7 Then the city wall was broken through,
and the whole army fled. They left the
city at night through the gate between
the two walls near the king’s garden,
though the Babylonians were surrounding
the city. They fled toward the Arabah,
8 but the Babylonian army pursued King
Zedekiah and overtook him in the plains
of Jericho. All his soldiers were
separated from him and scattered,
9 and he was captured. He was taken to
the king of Babylon at Riblah in the
land of Hamath, where he pronounced
sentence on him.
10 There at Riblah the king of Babylon
slaughtered the sons of Zedekiah before
his eyes; he also killed all the
officials of Judah.
11 Then he put out Zedekiah’s eyes,
bound him with bronze shackles and took
him to Babylon, where he put him in
prison till the day of his death.
12 On the tenth day of the fifth month,
in the nineteenth year of Nebuchadnezzar
king of Babylon, Nebuzaradan commander
of the imperial guard, who served the
king of Babylon, came to Jerusalem.
13 He set fire to the temple of the
LORD, the royal palace and all the
houses of Jerusalem.
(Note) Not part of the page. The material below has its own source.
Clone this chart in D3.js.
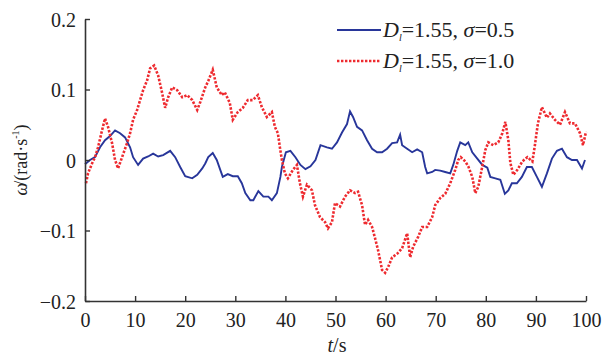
<!DOCTYPE html>
<html><head><meta charset="utf-8">
<script src="https://cdn.jsdelivr.net/npm/d3@7"></script>
<style>body{margin:0;background:#fff}svg{display:block}svg text{font-family:'Liberation Serif','Times New Roman',serif !important}</style>
</head><body>
<script>
const xTicks=[0,10,20,30,40,50,60,70,80,90,100];
const yTicks=[-0.2,-0.1,0,0.1,0.2];
const yTickLabels=["\u22120.2","\u22120.1","0","0.1","0.2"];
const seriesNames=["σ=0.5","σ=1.0"];
const blueT=[0,1,2,3,4,5,6,7,8,9,9.6,10.6,11.6,12.6,13.6,14.6,15.6,17,18,19,20,21.4,22.4,23.4,24,24.6,25.5,26.3,27,27.5,28.5,29.5,30.5,31.3,32,33,33.6,34.6,35.6,36.6,37.3,38.3,39,39.3,40.1,41,42,43,44,45,46,47,48.3,49.3,50.3,51.3,52.3,52.9,53.5,54.3,55.3,56.3,57.3,58.3,59.3,60.3,61.3,62.3,62.9,63.3,64.3,65.3,66.3,67.3,67.9,68.3,69.3,69.9,70.9,71.9,72.9,73.5,74.3,74.9,75.9,76.5,77.3,78.3,79.3,80.3,80.9,81.9,82.9,83.8,84.5,85.2,86.2,87.2,88.2,89.2,90.2,91.2,92.2,93.2,94.2,95.2,96.2,97.2,98.2,99.2,99.8];
const blueV=[-0.006,0,0.004,0.018,0.028,0.034,0.042,0.038,0.032,0.018,0.004,-0.007,0.002,0.005,0.009,0.005,0.007,0.013,0.004,-0.01,-0.023,-0.026,-0.021,-0.012,-0.005,0.004,0.01,0,-0.014,-0.024,-0.02,-0.023,-0.023,-0.033,-0.047,-0.057,-0.057,-0.044,-0.052,-0.052,-0.057,-0.047,-0.024,-0.01,0.011,0.013,0.004,-0.007,-0.013,-0.009,0,0.021,0.018,0.016,0.025,0.039,0.051,0.069,0.061,0.047,0.042,0.028,0.016,0.011,0.011,0.016,0.024,0.025,0.036,0.021,0.016,0.011,0.015,0.011,-0.01,-0.019,-0.017,-0.014,-0.015,-0.017,-0.019,-0.007,0.013,0.025,0.021,0.025,0.011,0.002,-0.007,-0.011,-0.024,-0.026,-0.028,-0.048,-0.043,-0.033,-0.033,-0.024,-0.01,-0.01,-0.024,-0.038,-0.019,0.002,0.013,0.016,0.004,0,0,-0.012,0];
const redT=[0.2,0.6,1.4,2,2.6,3.4,4,4.6,5.4,6,6.6,7.4,8.4,9,9.6,10.4,11,11.6,12.4,13,13.8,14.6,15.4,16,16.6,17.4,18.4,19.4,20.4,21.4,22.4,23,24,24.6,25.5,26.3,27.3,27.9,28.9,29.5,30.5,31.5,32.5,33.5,34.5,35.3,36.3,37.3,37.9,38.5,38.9,39.3,39.9,40.5,41.5,42.3,42.9,43.5,44.3,45.3,45.9,46.9,47.9,48.5,49.3,49.9,50.9,51.9,52.9,53.9,54.5,55.3,55.9,56.5,57.3,57.9,58.5,59.3,59.9,60.5,61.3,62.3,63.3,64.3,64.9,65.5,66.5,67.3,68.3,69.3,69.9,70.9,71.9,72.9,73.9,74.5,75,75.9,76.5,77.3,77.9,78.5,79.3,79.9,80.5,81.5,82.5,83.3,83.9,84.5,84.9,85.5,86.3,87.3,88.3,89.3,89.8,90.4,91.2,92.2,92.8,93.8,94.8,95.8,96.8,97.8,98.8,99.4,100];
const redV=[-0.033,-0.019,-0.005,0.004,0.018,0.042,0.059,0.047,0.024,0,-0.012,0.004,0.024,0.038,0.057,0.071,0.085,0.099,0.113,0.13,0.134,0.12,0.095,0.074,0.089,0.103,0.099,0.089,0.092,0.085,0.071,0.082,0.103,0.112,0.128,0.103,0.092,0.096,0.081,0.057,0.068,0.074,0.085,0.085,0.092,0.075,0.061,0.068,0.047,0.038,0.018,0,-0.019,-0.026,-0.014,-0.007,-0.033,-0.052,-0.035,-0.043,-0.064,-0.081,-0.088,-0.097,-0.088,-0.061,-0.066,-0.052,-0.043,-0.047,-0.045,-0.064,-0.092,-0.085,-0.095,-0.111,-0.128,-0.156,-0.16,-0.152,-0.138,-0.133,-0.125,-0.104,-0.138,-0.123,-0.109,-0.095,-0.095,-0.081,-0.064,-0.054,-0.048,-0.033,-0.014,0,0.004,-0.002,-0.009,-0.024,-0.047,-0.038,-0.009,0.014,0.025,0.021,0.025,0.038,0.054,0.028,-0.004,-0.021,-0.014,-0.002,0.004,-0.002,0.021,0.052,0.075,0.06,0.066,0.057,0.05,0.068,0.052,0.052,0.038,0.021,0.04];

const W=611,H=360;
const svg=d3.select("body").append("svg").attr("width",W).attr("height",H);
const x=d3.scaleLinear().domain([0,100]).range([85,586]);
const y=d3.scaleLinear().domain([-0.2,0.2]).range([301,19]);
const axisColor="#333";

// data lines
const line=d3.line().x(d=>x(d[0])).y(d=>y(d[1]));
svg.append("path").datum(blueT.map((t,i)=>[t,blueV[i]]))
  .attr("d",line).attr("fill","none").attr("stroke","#28369a").attr("stroke-width",1.9);
svg.append("path").datum(redT.map((t,i)=>[t,redV[i]]))
  .attr("d",line).attr("fill","none").attr("stroke","#ee2a2f").attr("stroke-width",2.6).attr("stroke-dasharray","2.4,1.6");

// axes
const gx=svg.append("g").attr("transform","translate(0,301)")
  .call(d3.axisBottom(x).tickValues(xTicks).tickSize(-5).tickSizeOuter(0).tickPadding(12).tickFormat(d3.format("d")));
const gy=svg.append("g").attr("transform","translate(85,0)")
  .call(d3.axisLeft(y).tickValues(yTicks).tickSize(-5).tickSizeOuter(0).tickPadding(9).tickFormat((d,i)=>yTickLabels[i]));
[gx,gy].forEach(g=>{
  g.attr("font-family",null).attr("font-size",null);
  g.selectAll("path").attr("stroke",axisColor).attr("stroke-width",1.6);
  g.selectAll("line").attr("stroke",axisColor).attr("stroke-width",1.4);
  g.selectAll("text").style("font-size","20px").attr("fill","#222");
});
gy.selectAll("text").attr("dy","0.35em");

// axis titles
const xt=svg.append("text").attr("x",337).attr("y",352).attr("text-anchor","middle")
  .style("font-size","20px").attr("fill","#222");
xt.append("tspan").attr("font-style","italic").text("t");
xt.append("tspan").text("/s");

const yt=svg.append("text").attr("transform","translate(27,160) rotate(-90)").attr("text-anchor","middle")
  .style("font-size","18px").attr("fill","#222");
yt.append("tspan").attr("font-style","italic").text("ω");
yt.append("tspan").attr("dx",-3).text("/(rad·s");
yt.append("tspan").style("font-size","10px").attr("dy",-8).text("-1");
yt.append("tspan").attr("dy",8).text(")");

// legend
const leg=[{c:"#28369a",w:1.8,dash:null,y:30,name:seriesNames[0]},{c:"#ee2a2f",w:2.6,dash:"2.4,1.6",y:61,name:seriesNames[1]}];
leg.forEach(l=>{
  svg.append("line").attr("x1",337).attr("x2",381).attr("y1",l.y).attr("y2",l.y)
    .attr("stroke",l.c).attr("stroke-width",l.w).attr("stroke-dasharray",l.dash);
  const t=svg.append("text").attr("x",383).attr("y",l.y+7)
    .style("font-size","22px").attr("fill","#222");
  t.append("tspan").attr("font-style","italic").text("D");
  t.append("tspan").attr("font-style","italic").style("font-size","10px").attr("dy",4).text("l");
  t.append("tspan").attr("dy",-4).text("=1.55, ");
  t.append("tspan").attr("font-style","italic").text("σ");
  t.append("tspan").text(l.name.slice(1));
});
</script>
</body></html>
Every important
building he burned down.
14 The whole Babylonian army under the
commander of the imperial guard broke
down all the walls around Jerusalem.
15 Nebuzaradan the commander of the
guard carried into exile some of the
poorest people and those who remained in
the city, along with the rest of the
craftsmen and those who had gone over to
the king of Babylon.
16 But Nebuzaradan left behind the rest
of the poorest people of the land to
work the vineyards and fields.
17 The Babylonians broke up the bronze
pillars, the movable stands and the
bronze Sea that were at the temple of
the LORD and they carried all the bronze
to Babylon.
18 They also took away the pots,
shovels, wick trimmers, sprinkling
bowls, dishes and all the bronze
articles used in the temple service.
19 The commander of the imperial guard
took away the basins, censers,
sprinkling bowls, pots, lampstands,
dishes and bowls used for drink
offerings—all that were made of pure
gold or silver.
20 The bronze from the two pillars, the
Sea and the twelve bronze bulls under
it, and the movable stands, which King
Solomon had made for the temple of the
LORD, was more than could be weighed.
21 Each of the pillars was eighteen
cubits high and twelve cubits in
circumference;each was four fingers
thick, and hollow.
22 The bronze capital on top of the one
pillar was five cubits high and was
decorated with a network and
pomegranates of bronze all around. The
other pillar, with its pomegranates, was
similar.
23 There were ninety-six pomegranates on
the sides; the total number of
pomegranates above the surrounding
network was a hundred.
24 The commander of the guard took as
prisoners Seraiah the chief priest,
Zephaniah the priest next in rank and
the three doorkeepers.
25 Of those still in the city, he took
the officer in charge of the fighting
men, and seven royal advisers. He also
took the secretary who was chief officer
in charge of conscripting the people of
the land and sixty of his men who were
found in the city.
26 Nebuzaradan the commander took them
all and brought them to the king of
Babylon at Riblah.
27 There at Riblah, in the land of
Hamath, the king had them executed. So
Judah went into captivity, away from her
land.
28 This is the number of the people
Nebuchadnezzar carried into exile:
in the seventh year, 3,023 Jews;
29 in Nebuchadnezzar’s eighteenth
year,832 people from Jerusalem;
30 in his twenty-third year, 745 Jews
taken into exile by Nebuzaradan the
commander of the imperial guard.There
were 4,600 people in all.
Jehoiachin Released
52:31-34 pp—2Ki 25:27-30
31 In the thirty-seventh year of the
exile of Jehoiachin king of Judah, in
the year Evil-Merodach became king of
Babylon, he released Jehoiachin king of
Judah and freed him from prison on the
twenty-fifth day of the twelfth month.
32 He spoke kindly to him and gave him a
seat of honor higher than those of the
other kings who were with him in
Babylon.
33 So Jehoiachin put aside his prison
clothes and for the rest of his life ate
regularly at the king’s table.
34 Day by day the king of Babylon gave
Jehoiachin a regular allowance as long
as he lived, till the day of his death.